• _EXERCISE MATERIAL_:
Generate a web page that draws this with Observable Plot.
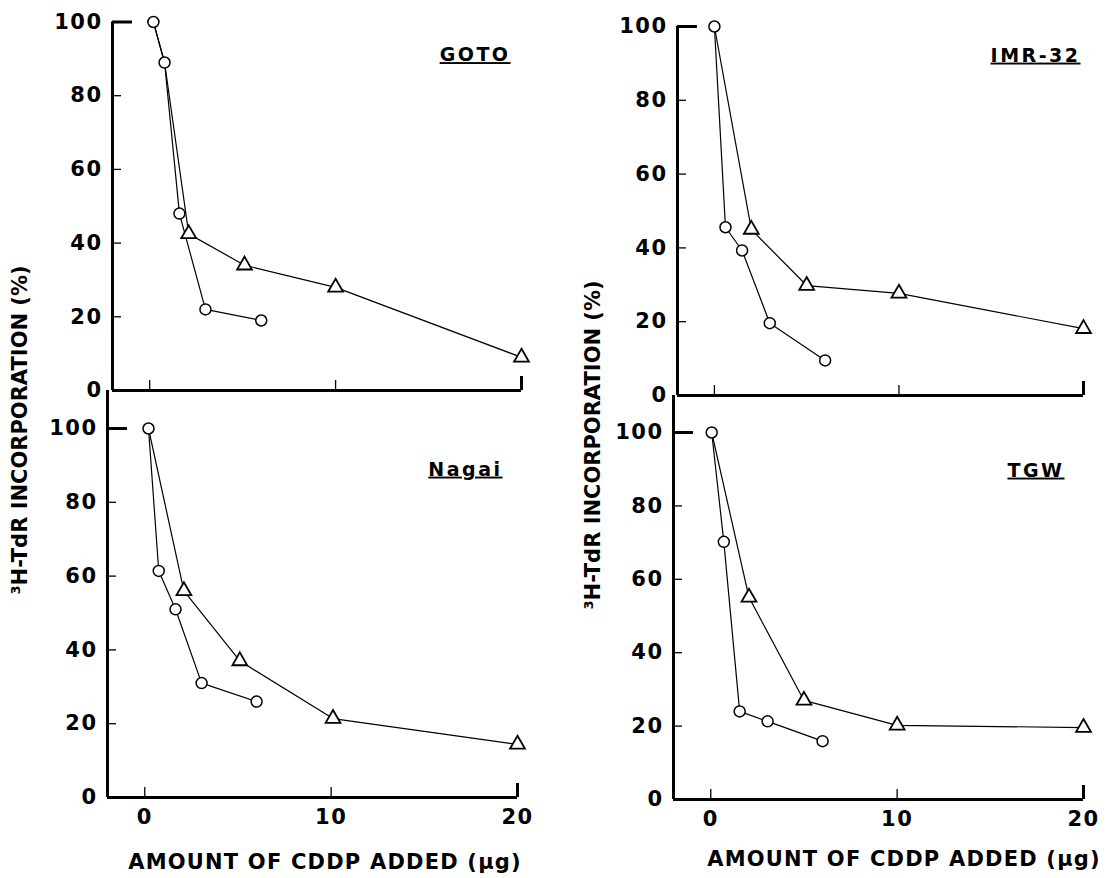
<!DOCTYPE html>
<html><head><meta charset="utf-8">
<script src="https://cdn.jsdelivr.net/npm/d3@7"></script>
<script src="https://cdn.jsdelivr.net/npm/@observablehq/plot@0.6"></script>
<style>
body{margin:0;background:#fff;}
#wrap{position:relative;width:1109px;height:878px;background:#fff;overflow:hidden;font-family:"DejaVu Sans",sans-serif;font-weight:bold;color:#000;}
.p{position:absolute;}
.lab{position:absolute;white-space:nowrap;font-size:21px;line-height:1;transform-origin:center center;}
</style></head><body><div id="wrap"></div>
<script>
// ---- data ----
const xTicks = [0, 10, 20];
const yTicks = [0, 20, 40, 60, 80, 100];
const xDomain = [-2, 20];

const panelNames = ["GOTO", "IMR-32", "Nagai", "TGW"];

const gotoCircleX = [0.2, 0.8, 1.6, 3.0, 6.0];
const gotoCircleY = [100, 89, 48, 22, 19];
const gotoTriangleX = [2.1, 5.1, 10.0, 20];
const gotoTriangleY = [42.5, 34, 28, 9];

const imrCircleX = [0.0, 0.6, 1.5, 3.0, 6.0];
const imrCircleY = [100, 45.6, 39.3, 19.6, 9.5];
const imrTriangleX = [2.0, 5.0, 10.0, 20];
const imrTriangleY = [45, 29.8, 27.7, 18.1];

const nagaiCircleX = [0.2, 0.75, 1.65, 3.05, 6.0];
const nagaiCircleY = [100, 61.4, 51, 31, 26];
const nagaiTriangleX = [2.1, 5.1, 10.1, 20];
const nagaiTriangleY = [56, 37, 21.4, 14.4];

const tgwCircleX = [0.05, 0.7, 1.55, 3.05, 6.0];
const tgwCircleY = [100, 70.2, 24, 21.3, 15.9];
const tgwTriangleX = [2.05, 5.0, 10.0, 20];
const tgwTriangleY = [55.1, 27, 20.2, 19.6];

// number of leading circle points shared by the triangle curve
const gotoTriangleLead = 2, imrTriangleLead = 1, nagaiTriangleLead = 1, tgwTriangleLead = 1;

const yLabel = "³H-TdR INCORPORATION (%)";
const xLabel = "AMOUNT OF CDDP ADDED (\u03BCg)";

const wrap = document.getElementById("wrap");

function panel(o) {
  const circles = o.cx.map((x, i) => ({x, y: o.cy[i]}));
  const triangles = o.tx.map((x, i) => ({x, y: o.ty[i]}));
  const triLine = circles.slice(0, o.lead).concat(triangles);
  const fw = o.width - o.mL - o.mR;
  const fh = o.height - o.mT - o.mB;
  const marks = [
    Plot.ruleX([xDomain[0]], {strokeWidth: 3}),
    Plot.ruleY([0], {strokeWidth: 3}),
    Plot.tickY(yTicks.slice(1, -1), {y: d => d, insetRight: fw - 9, strokeWidth: 1.3}),
    Plot.tickY([100], {y: d => d, insetRight: fw - 20, strokeWidth: 3}),
    Plot.tickX(xTicks.slice(0, -1), {x: d => d, insetTop: fh - 10, strokeWidth: 1.3}),
    Plot.tickX([20], {x: d => d, insetTop: fh - 14, strokeWidth: 3}),
    Plot.axisY({ticks: yTicks, tickSize: 0, tickPadding: 10, label: null, fontSize: 21}),
    Plot.line(circles, {x: "x", y: "y", stroke: "#000", strokeWidth: 1.2}),
    Plot.line(triLine, {x: "x", y: "y", stroke: "#000", strokeWidth: 1.2}),
    Plot.dot(circles, {x: "x", y: "y", r: 5.5, symbol: "circle", fill: "white", stroke: "black", strokeWidth: 1.5}),
    Plot.dot(triangles, {x: "x", y: "y", r: 5.5, symbol: "triangle", fill: "white", stroke: "black", strokeWidth: 1.8}),
    Plot.text([o.name], {text: d => d, frameAnchor: "top-right", textAnchor: "end", lineAnchor: "middle", dx: o.tdx, dy: o.tdy, fontSize: 19, fontWeight: "bold"})
  ];
  if (o.showX) marks.push(Plot.axisX({ticks: xTicks, tickSize: 0, tickPadding: 12, label: null, fontSize: 21}));
  const svg = Plot.plot({
    width: o.width, height: o.height,
    marginLeft: o.mL, marginRight: o.mR, marginTop: o.mT, marginBottom: o.mB,
    insetTop: o.insetTop || 0,
    x: {domain: xDomain, axis: null},
    y: {domain: [0, 100], axis: null},
    style: {background: "transparent", fontFamily: "DejaVu Sans", fontWeight: "bold", fontSize: "21px", color: "#000", overflow: "visible"},
    marks
  });
  svg.querySelectorAll("g[aria-label='text'] text").forEach(t => {
    t.style.textDecoration = "underline";
    t.style.textDecorationThickness = "2px";
    t.style.textUnderlineOffset = "3px";
    t.style.letterSpacing = "2.5px";
  });
  svg.querySelectorAll("g[aria-label='y-axis tick label'] text, g[aria-label='x-axis tick label'] text").forEach(t => {
    t.style.letterSpacing = "1.5px";
  });
  svg.classList.add("p");
  svg.style.left = o.left + "px";
  svg.style.top = o.top + "px";
  wrap.appendChild(svg);
}

panel({name: panelNames[0], cx: gotoCircleX, cy: gotoCircleY, tx: gotoTriangleX, ty: gotoTriangleY, lead: gotoTriangleLead,
  left: 0, top: 0, width: 560, height: 400, mL: 112, mR: 39, mT: 21.5, mB: 10, showX: false, tdx: -11, tdy: 33});
panel({name: panelNames[1], cx: imrCircleX, cy: imrCircleY, tx: imrTriangleX, ty: imrTriangleY, lead: imrTriangleLead,
  left: 560, top: 0, width: 549, height: 405, mL: 117, mR: 26, mT: 26, mB: 10, showX: false, tdx: -3, tdy: 29});
panel({name: panelNames[2], cx: nagaiCircleX, cy: nagaiCircleY, tx: nagaiTriangleX, ty: nagaiTriangleY, lead: nagaiTriangleLead,
  left: 0, top: 380, width: 560, height: 498, mL: 107, mR: 43, mT: 10, mB: 81, insetTop: 38, showX: true, tdx: -15, tdy: 79});
panel({name: panelNames[3], cx: tgwCircleX, cy: tgwCircleY, tx: tgwTriangleX, ty: tgwTriangleY, lead: tgwTriangleLead,
  left: 560, top: 385, width: 549, height: 493, mL: 113, mR: 26, mT: 10, mB: 79, insetTop: 37, showX: true, tdx: -19, tdy: 75});

function label(text, cx, cy, rotate) {
  const d = document.createElement("div");
  d.className = "lab";
  d.textContent = text;
  d.style.left = cx + "px";
  d.style.top = cy + "px";
  d.style.transform = "translate(-50%,-50%)" + (rotate ? " rotate(-90deg)" : "");
  wrap.appendChild(d);
  return d;
}
label(yLabel, 20, 430, true);
label(yLabel, 593, 445, true);
const xl1 = label(xLabel, 325, 862, false); xl1.style.letterSpacing = "1.2px";
const xl2 = label(xLabel, 904, 859, false); xl2.style.letterSpacing = "1.2px";
</script>
</body></html>
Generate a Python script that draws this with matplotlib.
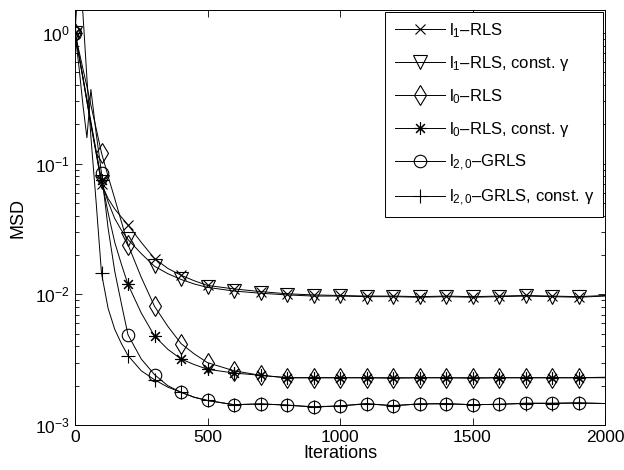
import matplotlib
matplotlib.use("Agg")
import matplotlib.pyplot as plt

plt.rcParams["font.family"] = ["Liberation Sans", "DejaVu Sans"]
plt.rcParams["mathtext.fontset"] = "custom"
plt.rcParams["mathtext.rm"] = "Liberation Sans"
plt.rcParams["mathtext.it"] = "Liberation Sans:italic"
plt.rcParams["mathtext.bf"] = "Liberation Sans:bold"

# iteration grid shared by all curves
ITERS = [0, 15, 30, 45, 60, 80, 100, 125, 150, 175, 200, 250, 300, 350, 400, 450,
         500, 600, 700, 800, 900, 1000, 1100, 1200, 1300, 1400, 1500, 1600, 1700,
         1800, 1900, 2000]

L1_RLS = [1.0, 0.67, 0.45, 0.30, 0.20, 0.12, 0.070, 0.054, 0.045, 0.039, 0.034, 0.025,
          0.0188, 0.0158, 0.0140, 0.0127, 0.0117, 0.0110, 0.0105, 0.0101, 0.0099, 0.0098,
          0.0097, 0.0097, 0.0096, 0.0097, 0.0096, 0.0097, 0.0098, 0.0097, 0.0096, 0.0098]
L1_RLS_CONST = [1.0, 0.67, 0.45, 0.30, 0.20, 0.12, 0.072, 0.051, 0.038, 0.031, 0.0263, 0.0205,
                0.0164, 0.0144, 0.0130, 0.0120, 0.0113, 0.0106, 0.0102, 0.0099, 0.0097, 0.0097,
                0.0096, 0.0096, 0.0095, 0.0096, 0.0095, 0.0096, 0.0097, 0.0096, 0.0095, 0.0097]
L0_RLS = [1.0, 0.73, 0.53, 0.39, 0.28, 0.185, 0.121, 0.080, 0.054, 0.036, 0.024, 0.0135,
          0.0081, 0.0057, 0.0042, 0.0035, 0.0030, 0.0026, 0.0024, 0.0023, 0.0023, 0.0023,
          0.0023, 0.0023, 0.0023, 0.0023, 0.0023, 0.0023, 0.0023, 0.0023, 0.0023, 0.0023]
L0_RLS_CONST = [1.0, 0.68, 0.46, 0.31, 0.21, 0.125, 0.075, 0.042, 0.025, 0.017, 0.0119, 0.0072,
                0.0048, 0.0038, 0.0032, 0.0029, 0.00267, 0.0025, 0.0024, 0.0023, 0.0023, 0.0023,
                0.0023, 0.00228, 0.0023, 0.0023, 0.00228, 0.0023, 0.0023, 0.0023, 0.0023, 0.00232]
L20_GRLS = [1.0, 0.55, 0.28, 0.158, 0.37, 0.17, 0.085, 0.032, 0.015, 0.0085, 0.0049, 0.0032,
            0.00243, 0.0020, 0.00178, 0.00163, 0.00154, 0.00143, 0.00145, 0.00142, 0.00137,
            0.00140, 0.00146, 0.00140, 0.00145, 0.00146, 0.00143, 0.00144, 0.00147, 0.00147,
            0.00148, 0.00146]
L20_GRLS_CONST = [1.0, 3.0, 1.4, 0.45, 0.16, 0.05, 0.0145, 0.0078, 0.0054, 0.0042, 0.0034, 0.0026,
                  0.00222, 0.00195, 0.00178, 0.00163, 0.00154, 0.00143, 0.00145, 0.00142, 0.00138,
                  0.00140, 0.00145, 0.00141, 0.00145, 0.00145, 0.00143, 0.00144, 0.00146, 0.00146,
                  0.00147, 0.00146]

SERIES = [L1_RLS, L1_RLS_CONST, L0_RLS, L0_RLS_CONST, L20_GRLS, L20_GRLS_CONST]
LABELS = [
    r"$\mathrm{l}_\mathrm{1}$–RLS",
    r"$\mathrm{l}_\mathrm{1}$–RLS, const. γ",
    r"$\mathrm{l}_\mathrm{0}$–RLS",
    r"$\mathrm{l}_\mathrm{0}$–RLS, const. γ",
    r"$\mathrm{l}_\mathrm{2,0}$–GRLS",
    r"$\mathrm{l}_\mathrm{2,0}$–GRLS, const. γ",
]
MARKERS = ["x", "v", "d", (8, 2, 0), "o", "+"]
SIZES = [7.5, 9.5, 10, 9, 9, 10]

mark_idx = [i for i, t in enumerate(ITERS) if t % 100 == 0 and t < 2000]

fig = plt.figure(figsize=(6.24, 4.70), dpi=100)
ax = fig.add_axes([75 / 624, 45 / 470, 530 / 624, 415 / 470])

for ys, lab, mk, ms in zip(SERIES, LABELS, MARKERS, SIZES):
    ax.plot(ITERS, ys, color="black", linewidth=0.7, marker=mk, markersize=ms,
            markerfacecolor="none", markeredgecolor="black", markeredgewidth=0.8,
            markevery=mark_idx, label=lab)

ax.set_yscale("log")
ax.set_xlim(0, 2000)
ax.set_ylim(1e-3, 1.5)
ax.set_xticks([0, 500, 1000, 1500, 2000])
ax.tick_params(which="both", direction="in", top=True, right=True, labelsize=12.5, width=0.6)
ax.tick_params(which="major", length=5)
ax.tick_params(which="minor", length=3)
for sp in ax.spines.values():
    sp.set_linewidth(0.7)
ax.set_xlabel("Iterations", fontsize=13, labelpad=0)
ax.set_ylabel("MSD", fontsize=13, labelpad=6)

leg = ax.legend(loc="upper right", fontsize=12, handlelength=3.0, labelspacing=0.85,
                borderaxespad=0.1, fancybox=False, framealpha=1, edgecolor="black",
                handletextpad=0.25, borderpad=0.55)
leg.get_frame().set_linewidth(0.7)

fig.savefig("out.png", dpi=100)
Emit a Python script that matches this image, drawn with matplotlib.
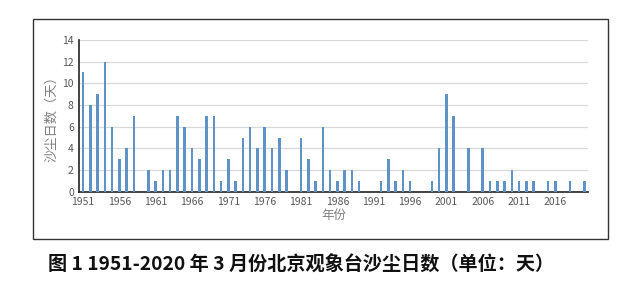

• _TO DO_:
Your first line is the one with "Generate a Python", and your last is the one with "1800, 1900, 2000]". Copy those and every line between them exactly, without any pictures.

• _WRITTEN RESPONSE_:
Generate a Python script that draws this with matplotlib.
import matplotlib
matplotlib.use("Agg")
import matplotlib.pyplot as plt

plt.rcParams["font.family"] = ["Liberation Sans", "DejaVu Sans"]
plt.rcParams["mathtext.fontset"] = "custom"
plt.rcParams["mathtext.rm"] = "Liberation Sans"
plt.rcParams["mathtext.it"] = "Liberation Sans:italic"
plt.rcParams["mathtext.bf"] = "Liberation Sans:bold"

# iteration grid shared by all curves
ITERS = [0, 15, 30, 45, 60, 80, 100, 125, 150, 175, 200, 250, 300, 350, 400, 450,
         500, 600, 700, 800, 900, 1000, 1100, 1200, 1300, 1400, 1500, 1600, 1700,
         1800, 1900, 2000]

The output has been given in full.